I had the honour of meeting Mark Strauss a few years ago at a lecture he did in Front Royal. Listening to his story drove me to tears. The way he spoke with such a mixture of pain, strength, and small bursts of anger has stuck with me since. He is an incredible man with a life that feels impossibly heartbreaking to hear.
His book evokes that same emotion with each turn of the page.
Four plus Five is Strauss' story told through the character Edek Edelman, a jewish boy in Poland during World World II who, having survived the horrors of that time, is living out the last days of his life in a retirement community in Northern Virginia. Dr. Edelman has been diagnosed with a terminal disease and plans to document his boyhood in a book before he dies. With the help of the nurses that care for him, he relives the terror, love and loss of his youth from the time the Germans defeat the Soviet military and occupy Poland, to the liberation that still saw jews being persecuted, not by the Nazi's, but by the Polish men and women that were his neighbors.
This book was very hard to read from an angle of sympathy and empathy. So much is lost in numbers when one tries to think of the Holocaust. You hear the tales told in movies and TV. You read counts from survivors and visit the museums. But nothing hit me harder than to hear it from the man's own mouth. To have held his hand in my own and looked into his eyes. He is not a number in a book or an actor reading from a script. When Edek and his mother would hide in a hole dug into the ground for up to 10 hours a day to escape roving death squads and having to relieve themselves there in the space they sat, it was Strauss and his mother that endured it. When Edek and Donia watched a man beaten to death on the street, it was Strauss' eyes that saw it. And when Edek's father was forced to march to the labor sites with other men and sing rowdy drinking songs to entertain the German soldiers, I knew what the melody was because Strauss had sung it to us in that room. I shed tears while he stood strong in that room and I shed tears again to read those lyrics written in this book.
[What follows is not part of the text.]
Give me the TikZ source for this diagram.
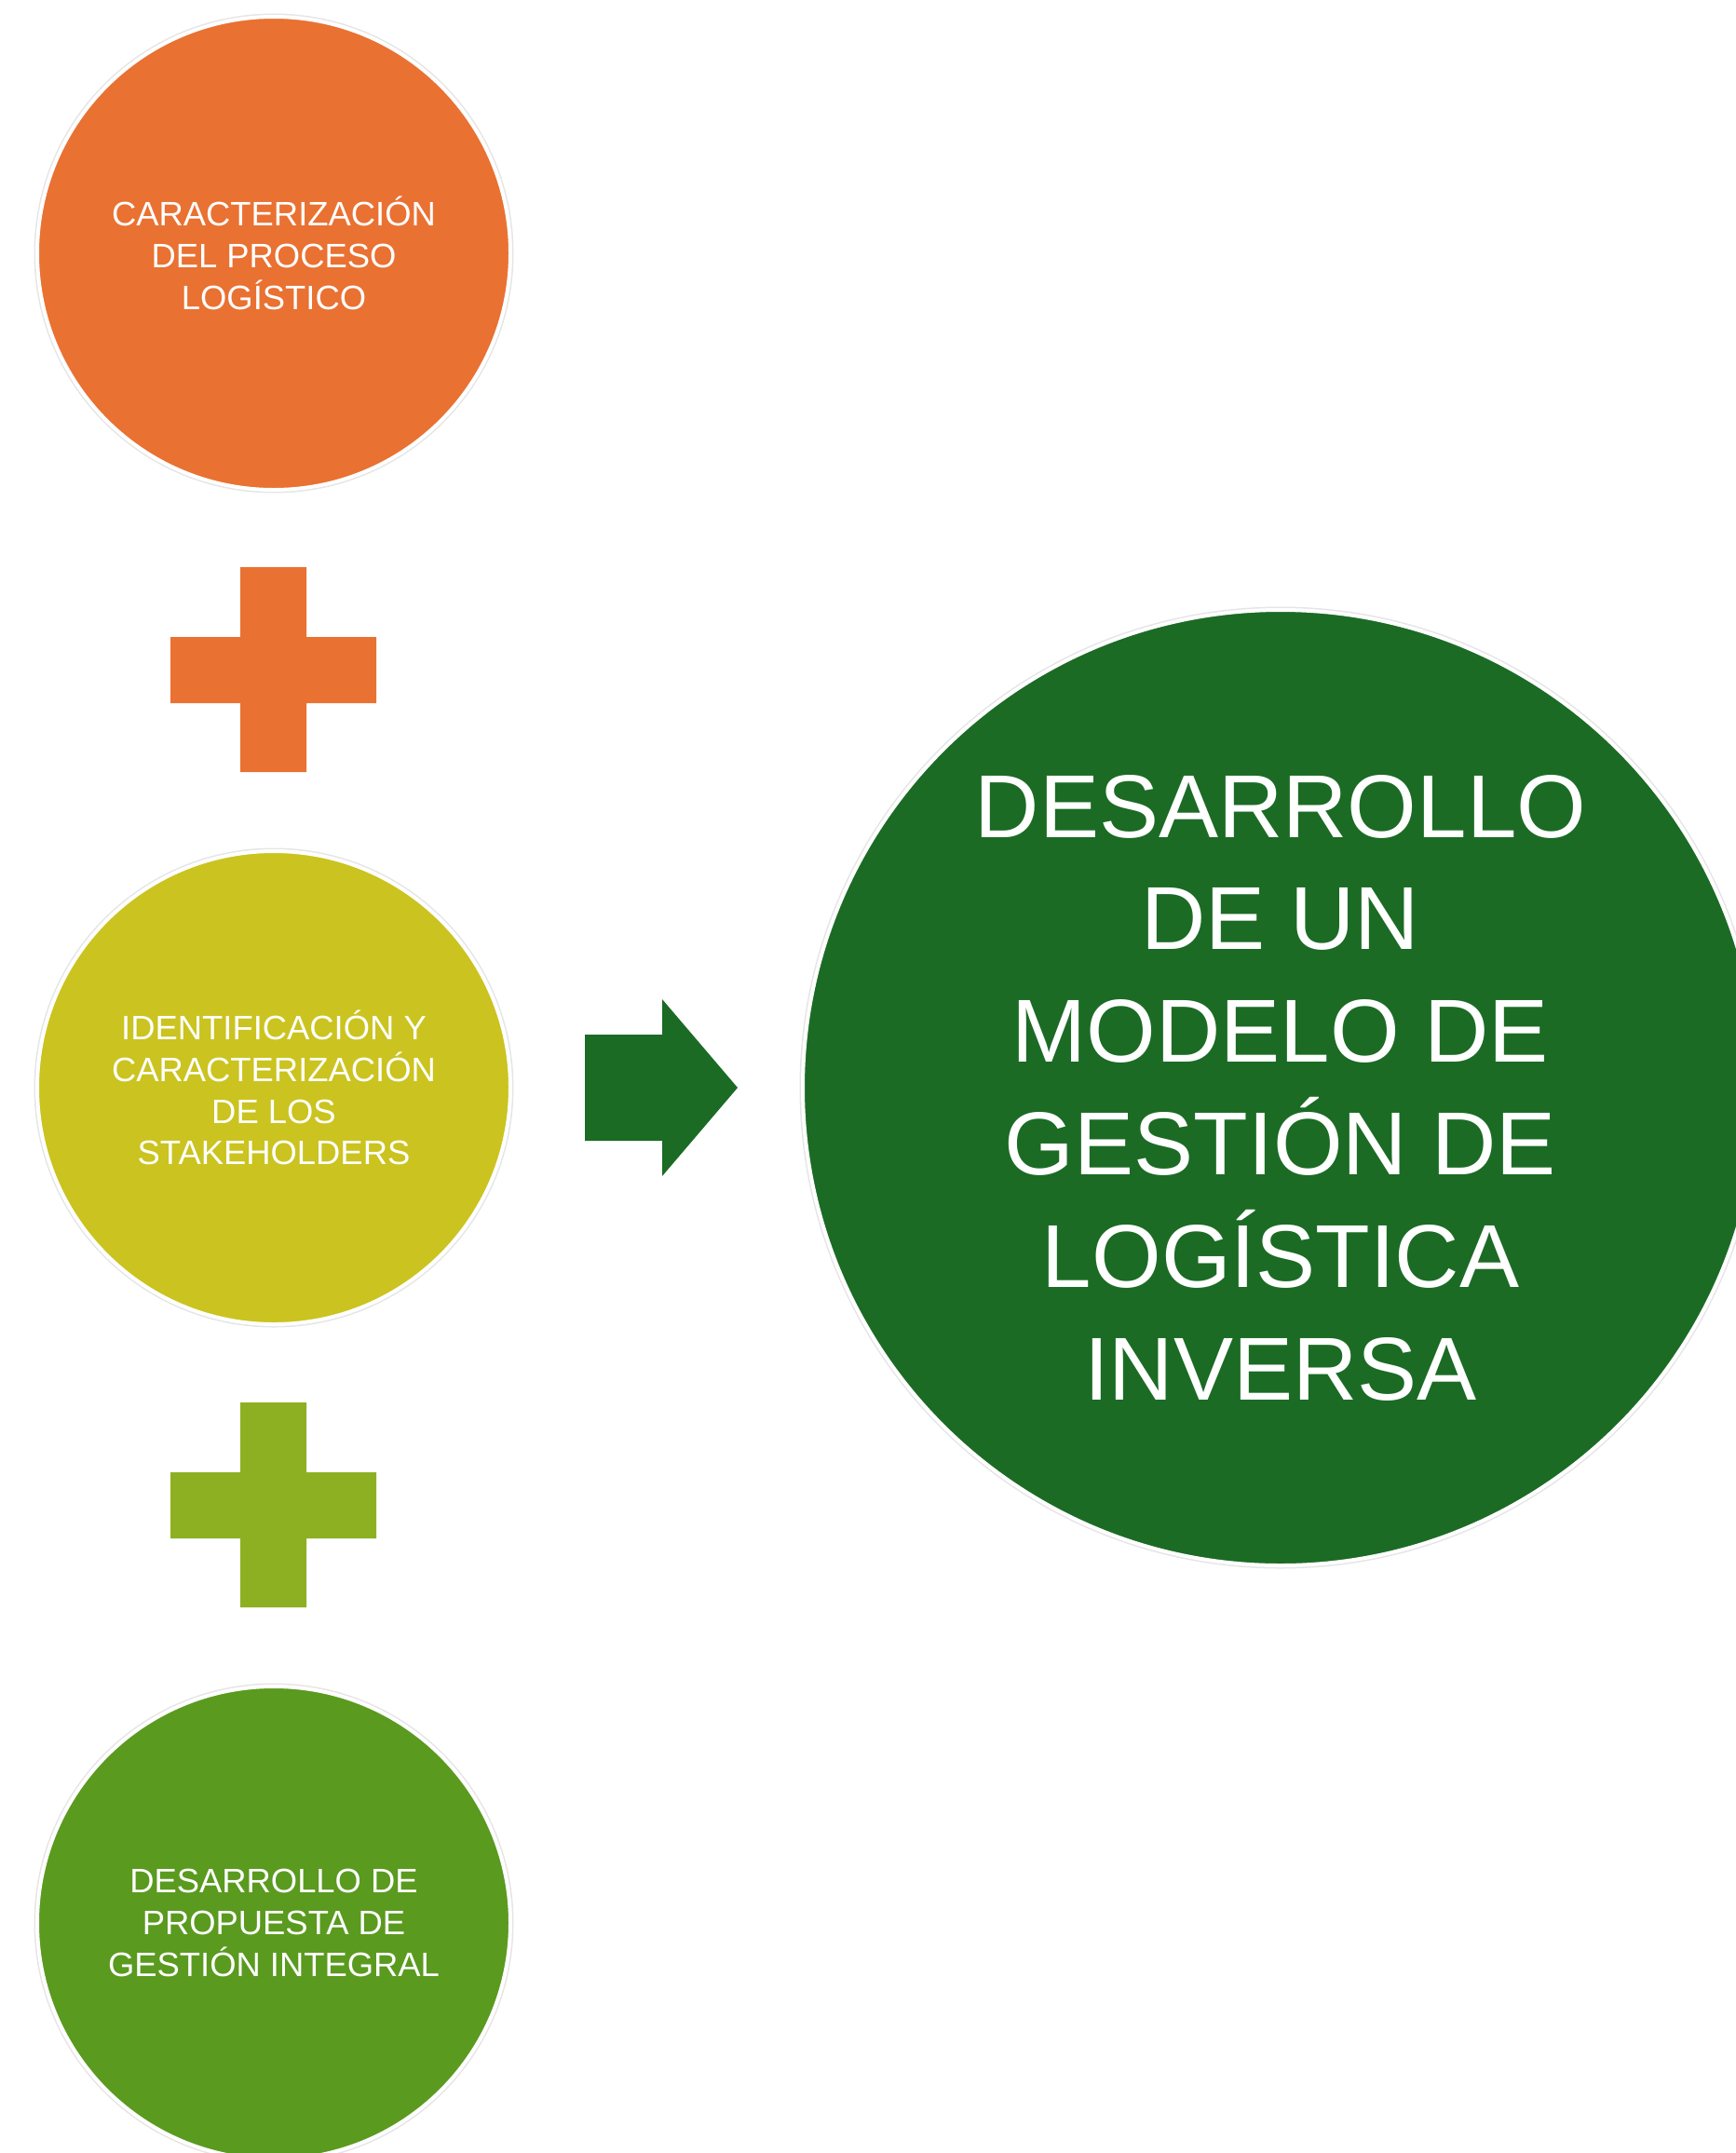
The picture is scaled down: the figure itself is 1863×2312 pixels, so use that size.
\documentclass[tikz,border=0pt]{standalone}
\usepackage{fontspec}
\setmainfont{Liberation Sans}
\definecolor{procorange}{HTML}{E97132}
\definecolor{stakeolive}{HTML}{CBC31F}
\definecolor{plusgreen}{HTML}{8DB022}
\definecolor{propgreen}{HTML}{5A9A1F}
\definecolor{modeldark}{HTML}{1B6B25}

\begin{document}
\begin{tikzpicture}[x=0.5pt, y=-0.5pt,
		stage/.style={circle, fill=#1, draw=white, line width=2pt, minimum size=254pt, inner sep=0pt,
			text=white, align=center, font=\fontsize{18.2}{22.4}\selectfont,
			preaction={draw=black!10, line width=3.5pt}},
		goal/.style={stage=modeldark, minimum size=513pt, font=\fontsize{48}{60.4}\selectfont},
		plussign/.style={fill=#1}
	]
		\useasboundingbox (0, 0) rectangle (1863, 2312);

		\node[stage=procorange] (proceso) at (294, 272) {CARACTERIZACIÓN\\DEL PROCESO\\LOGÍSTICO};
		\node[stage=stakeolive] (stakeholders) at (294, 1168) {IDENTIFICACIÓN Y\\CARACTERIZACIÓN\\DE LOS\\STAKEHOLDERS};
		\node[stage=propgreen] (propuesta) at (294, 2065) {DESARROLLO DE\\PROPUESTA DE\\GESTIÓN INTEGRAL};
		\node[goal] (modelo) at (1375, 1168) {DESARROLLO\\DE UN\\MODELO DE\\GESTIÓN DE\\LOGÍSTICA\\INVERSA};

		\fill[plussign=procorange] (258, 609) rectangle (329, 829) (183, 684) rectangle (404, 755);
		\fill[plussign=plusgreen] (258, 1506) rectangle (329, 1726) (183, 1581) rectangle (404, 1652);

		\fill[modeldark] (628, 1111) -- (711, 1111) -- (711, 1073) -- (792, 1168)
			-- (711, 1263) -- (711, 1225) -- (628, 1225) -- cycle;
	\end{tikzpicture}
\end{document}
The ending of Four plus Five did confuse me a little. I'm not sure if it was the way it was written or because the mixture of the fictional characters older life with the real younger life of Strauss had melded into my brain so as to have me wondering which was which. All and all though, this was a good book and I'm glad to have it. It reminds me to always be compassionate to others no matter what their religion, race, sex, or creed. That is something more people in this day should be reminded of.